Istanbul is in a constant state of flux. A decade of economic growth is reshaping a skyline that had been untouched for centuries, as bullying new tower blocks and bridges spring up. Below, the change is more abrupt: a fluid mass of constantly changing shops, poorly renovated historic homes and pop-up business in the city's ubiquitous white fibreglass multi-purpose kiosks.
What this former capital of three empires lacks is a museum dedicated to the city itself. Amid all of this change, little is being done to record a past that spans 8,500 years.
"People are too focused on the present. Their conception of history is something that can be consumed quickly," said Vangelis Kechriotis, a professor of history at Bogazici University and the assistant director of Istanbul's History Foundation.
Many of the world's greatest cities have a museum dedicated to telling their urban story. These institutions help frame an urban context not only for visitors but, more importantly, for the city's dwellers themselves.
The History Foundation, established in 1994, had planned to develop a museum dedicated to Istanbul's history back in the 1990s. It was to use as its kernel its 1996 "World City Istanbul Exhibition," organised with Unesco's Habitat II Human Settlements Conference in the city. However, the museum project became bogged down in red tape, and the Foundation was eventually deprived of the space it had been promised at the regal Ottoman National Mint, or Darphane-i Amire.
Now the idea of a city museum is being mooted again. Last summer, as anti-government protests raged over plans to raze the central Gezi Park and build a shopping mall, Prime Minister Recep Tayyip Erdogan modified his plans and instead promised the building he wanted to erect at Gezi would house a museum. That still failed to mollify protesters and Erdogan's proposal never gained traction.
The History Foundation took the renewed talk of a city museum to heart. It decided to restage its 1996 exhibition at a former Greek primary school, disused as the city's native Greek population dwindled to a mere 3,000 inhabitants.
"Again and New: World City Istanbul," which runs through this weekend, is an exhibition of an exhibition. The dioramas and information panels, which had been meticulously crated up and stored at the Darphane, are back on display, describing key moments in Istanbul's long history. The show looks rough: Colour panels made with now-obsolete printers are hoisted onto cardboard held up by painters' scaffolding. A kind of time capsule, it exhibits how Istanbul saw itself in 1996: crowded, cheerful, decadent, unmoored from its own past.
Some may argue that a city museum in Istanbul would be redundant. Istanbul is itself a living museum, they might say as they trip over unmarked relics and ruins that literally dot the streets here. But this lets people off the hook for the wholesale destruction Istanbul has faced on a near constant basis since, well, always. Istanbullus like to eulogise their city but don't seem particularly interested in preserving it.
But the real stumbling block may be that Istanbul's history is just too complicated.
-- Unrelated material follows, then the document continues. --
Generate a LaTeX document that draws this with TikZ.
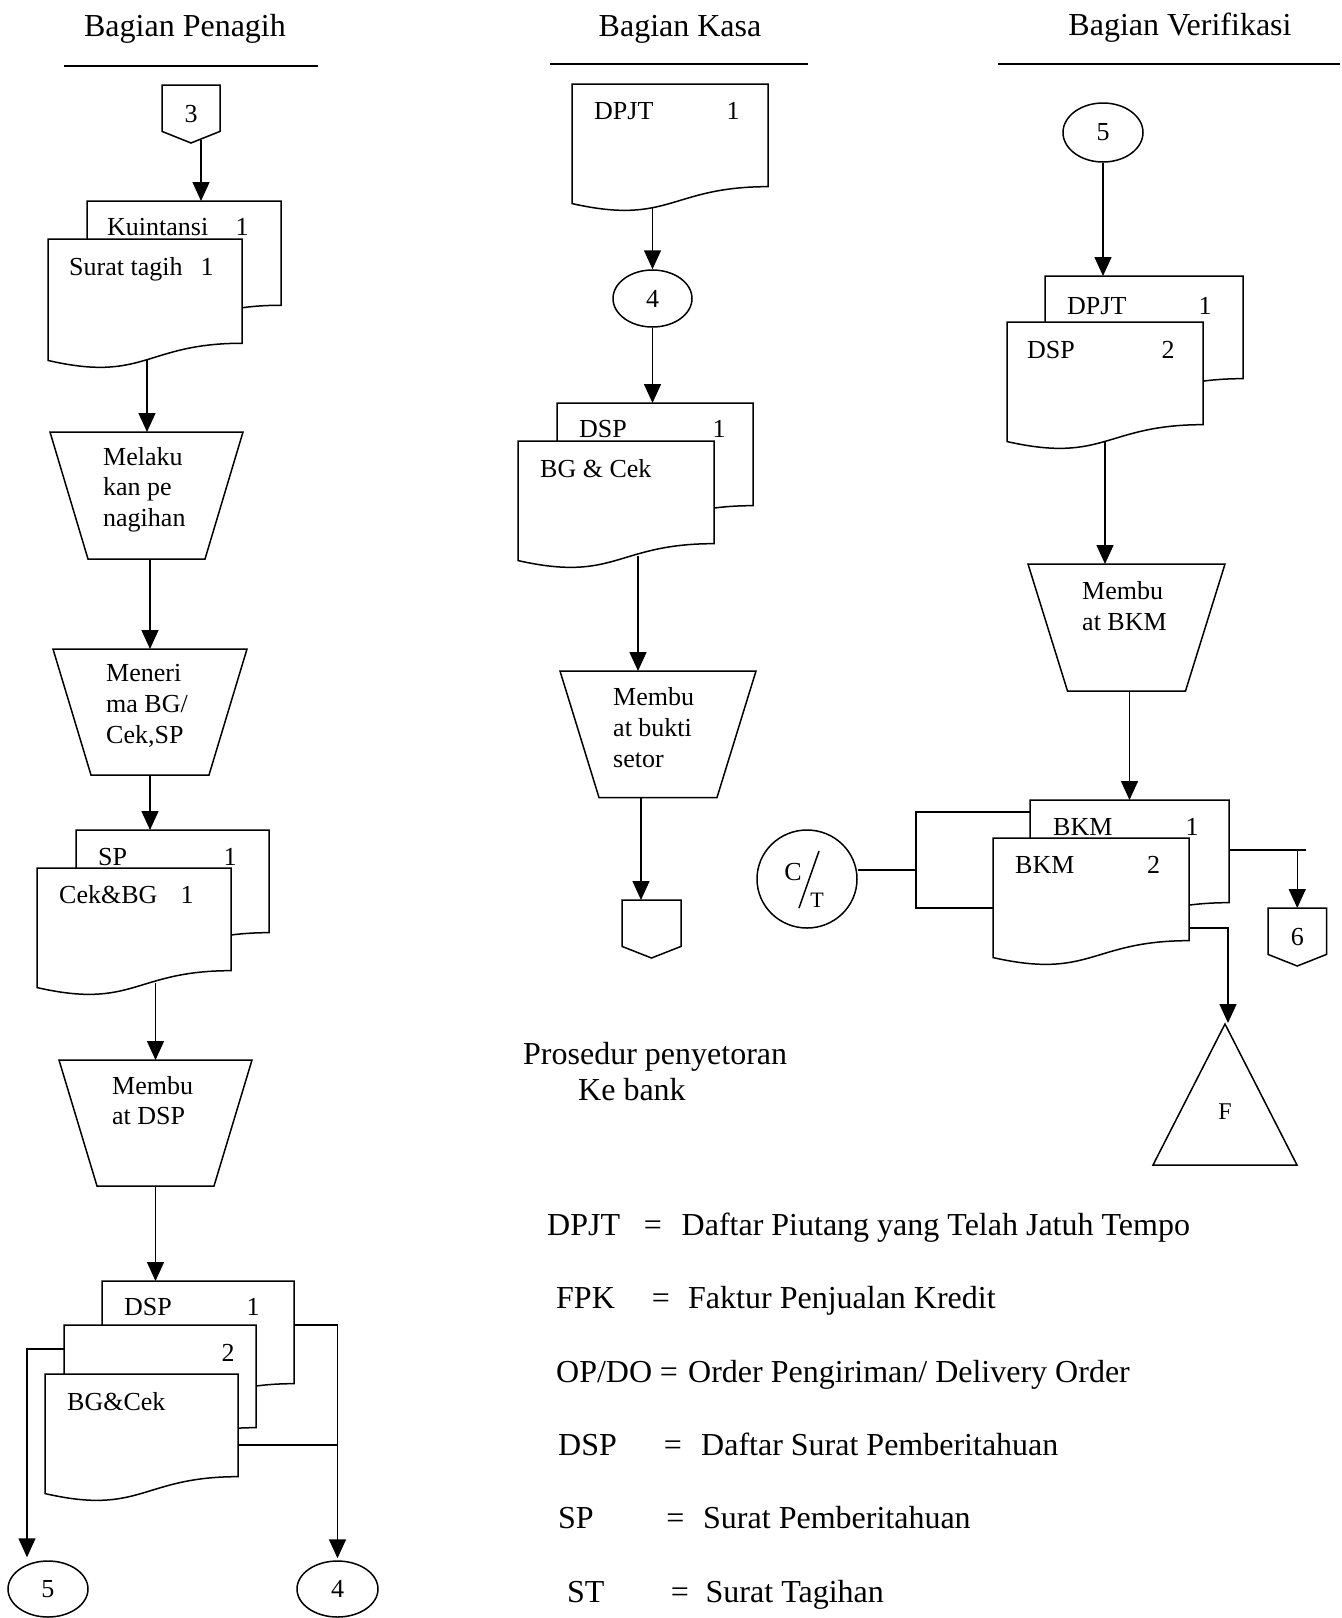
\documentclass[tikz,border=0pt]{standalone}
\usepackage{fontspec}
\setmainfont{Liberation Serif}
\usetikzlibrary{arrows.meta,calc,shapes.geometric,backgrounds}

\newcommand\boxfont{\fontsize{26}{31}\selectfont}
\newcommand\bigfont{\fontsize{32}{38}\selectfont}

\tikzset{
  ln/.style={line width=1.5pt},
  arr/.style={ln,-{Triangle[width=17pt,length=19pt]}},
  sheet/.style={ln,fill=white,line join=miter},
  hole/.style={inner sep=0pt,outer sep=0pt},
  lbl/.style={font=\boxfont,inner sep=0pt,anchor=base west},
  num/.style={font=\boxfont,inner sep=0pt,anchor=base},
  head/.style={font=\bigfont,inner sep=0pt,anchor=base},
  leg/.style={font=\bigfont,inner sep=0pt,anchor=base west},
  legeq/.style={font=\bigfont,inner sep=0pt,anchor=base},
  conn/.style={ln,draw,ellipse,inner sep=0pt,font=\boxfont},
}

% document symbol: name, left, top, width, height
\newcommand\docsheet[5]{%
  \pgfmathsetmacro\sdR{#2+#4}%
  \pgfmathsetmacro\sdM{#2+#4/2}%
  \pgfmathsetmacro\sdA{#3+0.802*#5}%
  \pgfmathsetmacro\sdB{#3+1.107*#5}%
  \pgfmathsetmacro\sdC{#3+0.934*#5}%
  \filldraw[sheet] (#2,#3) -- (\sdR,#3) -- (\sdR,\sdA)
     .. controls (\sdM,\sdA) and (\sdM,\sdB) .. (#2,\sdC) -- cycle;
  \node[hole,anchor=north west,minimum width=#4pt,minimum height={0.9*#5pt}] (#1) at (#2,#3) {};
}

% manual operation: name, centre x, top, top width, bottom width, height
\newcommand\procbox[6]{%
  \pgfmathsetmacro\trA{#2-#4/2}%
  \pgfmathsetmacro\trB{#2+#4/2}%
  \pgfmathsetmacro\trC{#2+#5/2}%
  \pgfmathsetmacro\trD{#2-#5/2}%
  \pgfmathsetmacro\trE{#3+#6}%
  \filldraw[sheet] (\trA,#3) -- (\trB,#3) -- (\trC,\trE) -- (\trD,\trE) -- cycle;
  \node[hole,anchor=north,minimum width=#4pt,minimum height=#6pt] (#1) at (#2,#3) {};
}

% off-page connector: name, left, top, width, depth, label
\newcommand\offpage[6]{%
  \pgfmathsetmacro\opR{#2+#4}%
  \pgfmathsetmacro\opM{#2+#4/2}%
  \pgfmathsetmacro\opS{#3+0.8*#5}%
  \pgfmathsetmacro\opB{#3+#5}%
  \pgfmathsetmacro\opC{#3+#5/2}%
  \filldraw[sheet] (#2,#3) -- (\opR,#3) -- (\opR,\opS) -- (\opM,\opB) -- (#2,\opS) -- cycle;
  \node[hole,minimum width=#4pt,minimum height=#5pt,font=\boxfont] (#1) at (\opM,\opC) {#6};
}

\begin{document}
\begin{tikzpicture}[x=1pt,y=-1pt]
\useasboundingbox (0,0) rectangle (1342,1618);

% ---------------- column headers
\node[head] (hPen) at (185,36) {Bagian Penagih};
\node[head] (hKas) at (680,36) {Bagian Kasa};
\node[head] (hVer) at (1180,35) {Bagian Verifikasi};
\draw[ln] (64,66) -- (318,66);
\draw[ln] (550,64) -- (808,64);
\draw[ln] (998,64) -- (1340,64);

% ---------------- Bagian Penagih
\offpage{c3}{162}{85}{58}{58}{3}
\docsheet{kw}{87}{201}{194}{130}
\node[lbl] (kwt) at (107,235) {Kuintansi};
\node[num] (kwn) at (242,235) {1};
\docsheet{st}{48}{239}{194}{130}
\node[lbl] (stt) at (69,275) {Surat tagih};
\node[num] (stn) at (207,275) {1};

\procbox{t1}{146.5}{432}{193}{117}{127}
\foreach \s [count=\i from 0] in {Melaku,kan pe,nagihan}
  \node[lbl] (t1l\i) at (103,{465+30.5*\i}) {\s};

\procbox{t2}{150}{649}{194}{118}{126}
\foreach \s [count=\i from 0] in {Meneri,ma BG/,{Cek,SP}}
  \node[lbl] (t2l\i) at (106,{681.5+31*\i}) {\s};

\docsheet{sp}{76}{830}{193}{128}
\node[lbl] (spt) at (98,865) {SP};
\node[num] (spn) at (230,865) {1};
\docsheet{cb}{37}{868}{194}{128}
\node[lbl] (cbt) at (59,903) {Cek\&BG};
\node[num] (cbn) at (187,903) {1};

\procbox{t3}{155.5}{1060}{193}{117}{126}
\foreach \s [count=\i from 0] in {Membu,at DSP}
  \node[lbl] (t3l\i) at (112,{1094+30*\i}) {\s};

\docsheet{da}{102}{1281}{192}{128}
\node[lbl] (dat) at (124,1315) {DSP};
\node[num] (dan) at (253,1315) {1};
\docsheet{db}{64}{1325}{192}{128}
\node[num] (dbn) at (228,1361) {2};
\docsheet{dc}{45}{1374}{193}{128}
\node[lbl] (dct) at (67,1410) {BG\&Cek};

\node[conn,minimum width=80pt,minimum height=56pt] (e5a) at (48,1589) {5};
\node[conn,minimum width=81pt,minimum height=56pt] (e4a) at (337.5,1589) {4};

% ---------------- Bagian Kasa
\docsheet{kd}{572}{84}{196}{128}
\node[lbl] (kdt) at (594,119) {DPJT};
\node[num] (kdn) at (733,119) {1};
\node[conn,minimum width=79pt,minimum height=57pt] (e4b) at (652.5,298.5) {4};
\docsheet{ke}{557}{403}{196}{128}
\node[lbl] (ket) at (579,437.5) {DSP};
\node[num] (ken) at (719,437.5) {1};
\docsheet{kf}{518}{441}{196}{128}
\node[lbl] (kft) at (540,477) {BG \& Cek};

\procbox{t4}{658}{671}{196}{118}{126.5}
\foreach \s [count=\i from 0] in {Membu,at bukti,setor}
  \node[lbl] (t4l\i) at (613,{705+31*\i}) {\s};
\offpage{ck}{622}{900}{59}{58}{}

\node[leg] (pr1) at (523,1064) {Prosedur penyetoran};
\node[leg] (pr2) at (578,1100) {Ke bank};

% ---------------- Bagian Verifikasi
\node[conn,minimum width=80pt,minimum height=59pt] (e5b) at (1103,132.5) {5};
\docsheet{vd}{1045}{276}{198}{128}
\node[lbl] (vdt) at (1067,314) {DPJT};
\node[num] (vdn) at (1205,314) {1};
\docsheet{ve}{1007}{322}{196}{128}
\node[lbl] (vet) at (1027,358) {DSP};
\node[num] (ven) at (1168,358) {2};

\procbox{t5}{1126.5}{564}{197}{118}{127}
\foreach \s [count=\i from 0] in {Membu,at BKM}
  \node[lbl] (t5l\i) at (1082,{599+31*\i}) {\s};

\docsheet{vf}{1030}{800}{199}{128}
\node[lbl] (vft) at (1053,835) {BKM};
\node[num] (vfn) at (1192,835) {1};
\docsheet{vg}{993}{838}{196}{128}
\node[lbl] (vgt) at (1015,873) {BKM};
\node[num] (vgn) at (1153.5,873) {2};

\node[ln,draw,ellipse,inner sep=0pt,minimum width=100pt,minimum height=98pt] (ct) at (807,879) {};
\node[font=\boxfont,inner sep=0pt] (ctC) at ($(ct)+(-14,-7)$) {C};
\node[font=\fontsize{22}{26}\selectfont,inner sep=0pt] (ctT) at ($(ct)+(10,21)$) {T};
\draw[ln] ($(ct)+(-8,29)$) -- ($(ct)+(12,-28)$);

\offpage{c6}{1268}{908}{58.5}{58}{6}

\draw[ln,line join=miter] (1225,1024) -- (1297,1165) -- (1153,1165) -- cycle;
\node[hole,anchor=north,minimum width=144pt,minimum height=141pt] (tri) at (1225,1024) {};
\node[font=\fontsize{24}{28}\selectfont,inner sep=0pt] (triF) at (1225,1112) {F};

% ---------------- abbreviations
\node[leg] (g1a) at (547,1235) {DPJT};
\node[legeq] (g1e) at (653,1235) {=};
\node[leg] (g1b) at (681.5,1235) {Daftar Piutang yang Telah Jatuh Tempo};
\node[leg] (g2a) at (556,1308) {FPK};
\node[legeq] (g2e) at (661,1308) {=};
\node[leg] (g2b) at (688,1308) {Faktur Penjualan Kredit};
\node[leg] (g3a) at (556,1382) {OP/DO};
\node[legeq] (g3e) at (669,1382) {=};
\node[leg] (g3b) at (688,1382) {Order Pengiriman/ Delivery Order};
\node[leg] (g4a) at (558,1455) {DSP};
\node[legeq] (g4e) at (673,1455) {=};
\node[leg] (g4b) at (701,1455) {Daftar Surat Pemberitahuan};
\node[leg] (g5a) at (558,1528) {SP};
\node[legeq] (g5e) at (675.5,1528) {=};
\node[leg] (g5b) at (703,1528) {Surat Pemberitahuan};
\node[leg] (g6a) at (567,1602) {ST};
\node[legeq] (g6e) at (680,1602) {=};
\node[leg] (g6b) at (705.5,1602) {Surat Tagihan};

% ---------------- flow lines (behind the symbols)
\begin{pgfonlayer}{background}
\fill[white] (0,0) rectangle (1342,1618);

% Penagih
\coordinate (a1) at ($(c3.south)+(10,-3)$);
\draw[arr] (a1) -- (a1 |- kw.north);
\coordinate (a2) at ($(st.south)+(2,0)$);
\draw[arr] (a2) -- (a2 |- t1.north);
\draw[arr] (t1.south -| t2.north) -- (t2.north);
\draw[arr] (t2.south) -- (t2.south |- sp.north);
\draw[arr] (cb.south -| t3.north) -- (t3.north);
\draw[arr] (t3.south) -- (t3.south |- da.north);
\coordinate (l5) at ($(db.north west)+(0,24)$);
\coordinate (l5e) at ($(e5a.north)+(-21,-3)$);
\draw[arr] (l5) -| (l5e);
\coordinate (r4) at ($(da.north east)+(0,44)$);
\coordinate (r4e) at ($(e4a.north)+(0,-2)$);
\draw[arr] (r4) -| (r4e);
\coordinate (r4b) at ($(dc.north east)+(0,71)$);
\draw[ln] (r4b) -- (r4b -| r4e);

% Kasa
\draw[arr] (kd.south -| e4b.north) -- (e4b.north);
\draw[arr] (e4b.south) -- (e4b.south |- ke.north);
\coordinate (k1) at ($(t4.north)+(-20,0)$);
\draw[arr] (k1 |- kf.south) -- (k1);
\coordinate (k2) at ($(t4.south)+(-17,0)$);
\draw[arr] (k2) -- (k2 |- ck.north);

% Verifikasi
\draw[arr] (e5b.south) -- (e5b.south |- vd.north);
\draw[arr] (ve.south) -- (ve.south |- t5.north);
\draw[arr] (t5.south -| vf.north) -- (vf.north);
\coordinate (bx) at ($(ct.east)+(58,-9)$);
\draw[ln] ($(ct.east)+(0,-9)$) -- (bx);
\coordinate (bt) at ($(vf.north west)+(0,12)$);
\coordinate (bb) at ($(vg.north west)+(0,70)$);
\draw[ln] (bt) -| (bx) |- (bb);
\coordinate (r6) at ($(vf.north east)+(0,50)$);
\draw[ln] (r6) -- ++(77,0);
\draw[arr] (r6 -| c6.north) -- (c6.north);
\coordinate (rf) at ($(vg.north east)+(0,90)$);
\draw[arr] (rf) -| ($(tri.north)+(3,-1)$);
\end{pgfonlayer}
\end{tikzpicture}
\end{document}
Bloodshed has often accompanied each new epoch, and most Turks are either unaware or have yet to come to terms with the country's darkest episodes. Even the progressive-minded "World City Istanbul" skirts the most painful episodes, such as the mass killings and deportation of Christians during World War One or the looting of thousands of churches and businesses owned by minorities during a single night of violence in September 1955.
Museums are inherently political, and it is likely that a city museum project initiated by the state would whitewash over the bloodstains. Instead, the focus has been on the a Disneyland-style retelling of heroic conquerors and intercommunal harmony seen at popular Istanbul venues like Miniaturk and Panorama Istanbul.
A museum needs to develop gradually over time as each generation imprints its own identity onto the city. And if it had been built in 1996, it would be a different experience now. Kechriotis said tackling this now, amid all of the sensitivities of space in Istanbul, would take guts. "Turkish society's perception about its past is changing so fast. I'm not sure someone would take the risk to do it now."